Option 2: requires the Court to have regard to a principle that a child’s welfare is likely to be furthered through involvement with both parents.
Option 3: provides that the starting point for the Court is that a child’s welfare is likely to be furthered through involvement with both parents.
Option 4: adds an additional factor to the welfare check list in the Children Act 1989.
There has been a very mixed reception to these proposals from various interested groups. The Law Society Gazette carried the headline “Lawyers slam shared parenting plan”. The Head of the Famil Law Bar Association described the proposals as “political posturing” and a spokeman for the family lawyers’ group Resolution said the proposal would have little effect on the law but risked placing the demands of parents over those of children. The Chair of the Law Society’s Family Law Committee has gone further and described the change as “unnecessary” and “populist” and would undermine the safety of children. On the other side of the argument the founder of Fathers 4 Justice has described the proposas as “the worst Father’s Day card ever for dads” because the Government “simply could not strengthen something when the court of family law is absolutely rotten”.

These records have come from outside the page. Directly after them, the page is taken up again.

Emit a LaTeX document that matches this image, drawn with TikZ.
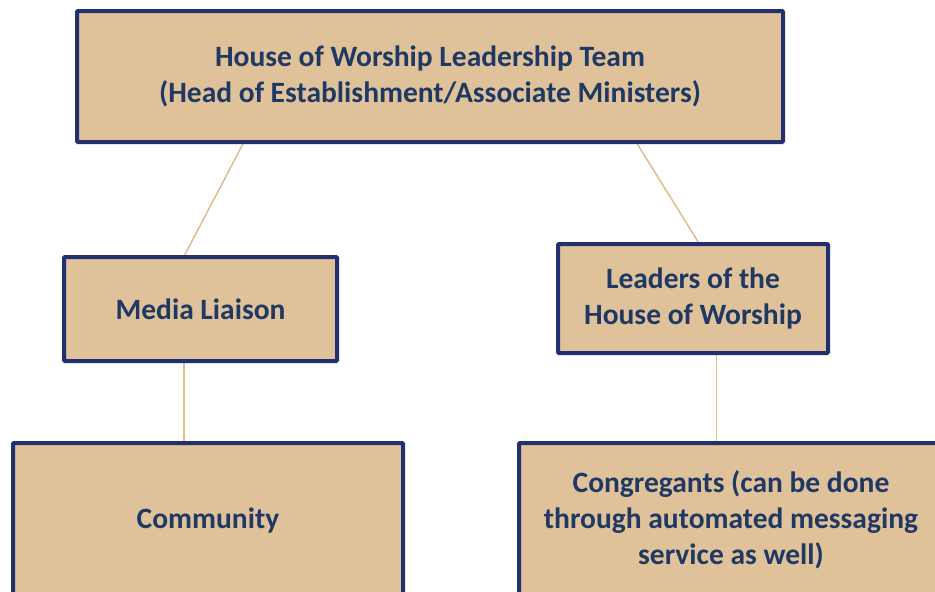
\documentclass[tikz,border=0pt]{standalone}
\usepackage{fontspec}
\setmainfont{Carlito}
\usepackage{xcolor}
\usepackage{tikz}
\usetikzlibrary{positioning,calc,backgrounds}

\definecolor{boxtan}{HTML}{DFC299}
\definecolor{boxnavy}{HTML}{23306F}
\definecolor{textnavy}{HTML}{1F3864}
\definecolor{linktan}{HTML}{DCBD8E}

\begin{document}
\begin{tikzpicture}[x=1pt, y=-1pt,
  orgbox/.style={draw=boxnavy, line width=4pt, fill=boxtan, rounded corners=1pt,
    text=textnavy, font=\fontsize{29.5}{36}\selectfont\bfseries, align=center,
    inner sep=0pt},
  link/.style={linktan, line width=1.5pt}]

% page frame
\useasboundingbox (0,0) rectangle (935,592);
\clip (0,0) rectangle (935,592);

% top level
\node[orgbox, minimum width=706pt, minimum height=131pt] (team) at (430,76.5)
  {House of Worship Leadership Team\\(Head of Establishment/Associate Ministers)};

% second level
\node[orgbox, minimum width=273pt, minimum height=104pt] (media) at (200.5,309)
  {Media Liaison};
\node[orgbox, minimum width=270pt, minimum height=109pt] (leaders) at (693,298.5)
  {Leaders of the\\House of Worship};

% third level (runs off the page)
\node[orgbox, minimum width=390pt, minimum height=154pt] (community) at (208,520)
  {Community};
\node[orgbox, minimum width=424pt, minimum height=154pt] (congregants) at (731,520)
  {Congregants (can be done\\through automated messaging\\service as well)};

% connectors, kept under the boxes
\begin{scope}[on background layer]
  \draw[link] ($(team.south west)!0.2365!(team.south east)$)
    -- ($(media.north west)!0.443!(media.north east)$);
  \draw[link] ($(team.south west)!0.792!(team.south east)$)
    -- ($(leaders.north west)!0.519!(leaders.north east)$);
  \draw[link] ($(media.south west)!0.44!(media.south east)$) coordinate (m)
    -- (m |- community.north);
  \draw[link] ($(leaders.south west)!0.585!(leaders.south east)$) coordinate (l)
    -- (l |- congregants.north);
\end{scope}

\end{tikzpicture}
\end{document}
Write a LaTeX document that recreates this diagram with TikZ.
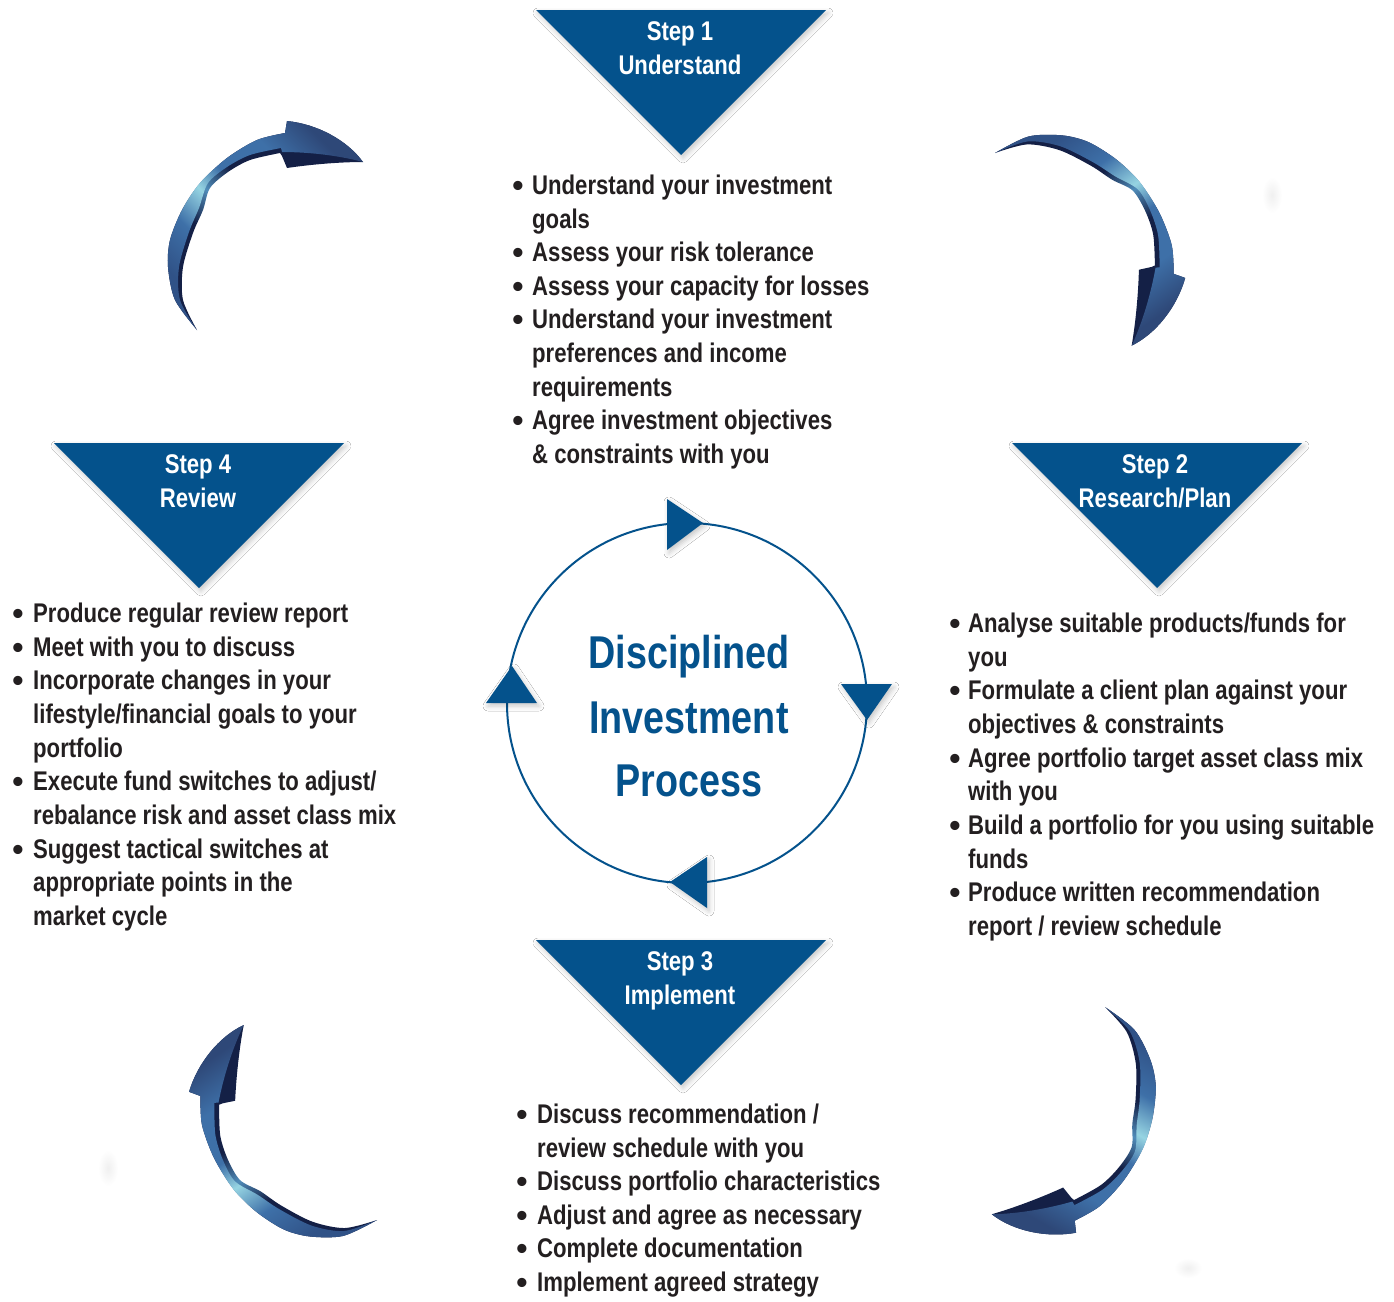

There are many cases involving children where it is not appropriate for both parents to be involved and evidence can be brought supporting this. Not all parents are good parents and should be allowed to be involved with their children. However, my experience is that many parents are good and the law should support a position whereby they are both involved in their child’s upbringing. This does not necessarily mean shared care, and if shared care that it should be 50/50 but it is important for the law to be clear so that parents can, if possible, make decisions about their children.
Shared parenting does not necessitate a precise 50/50 sharing of parenting time. This would be highly impractical in many cases and not in a child’s best interests. Flexibility is important as is communication between parents about issues concerning their children. So many disputes between parents could be resolved if parents could find a way of communicating which considered each other and most importantly their child.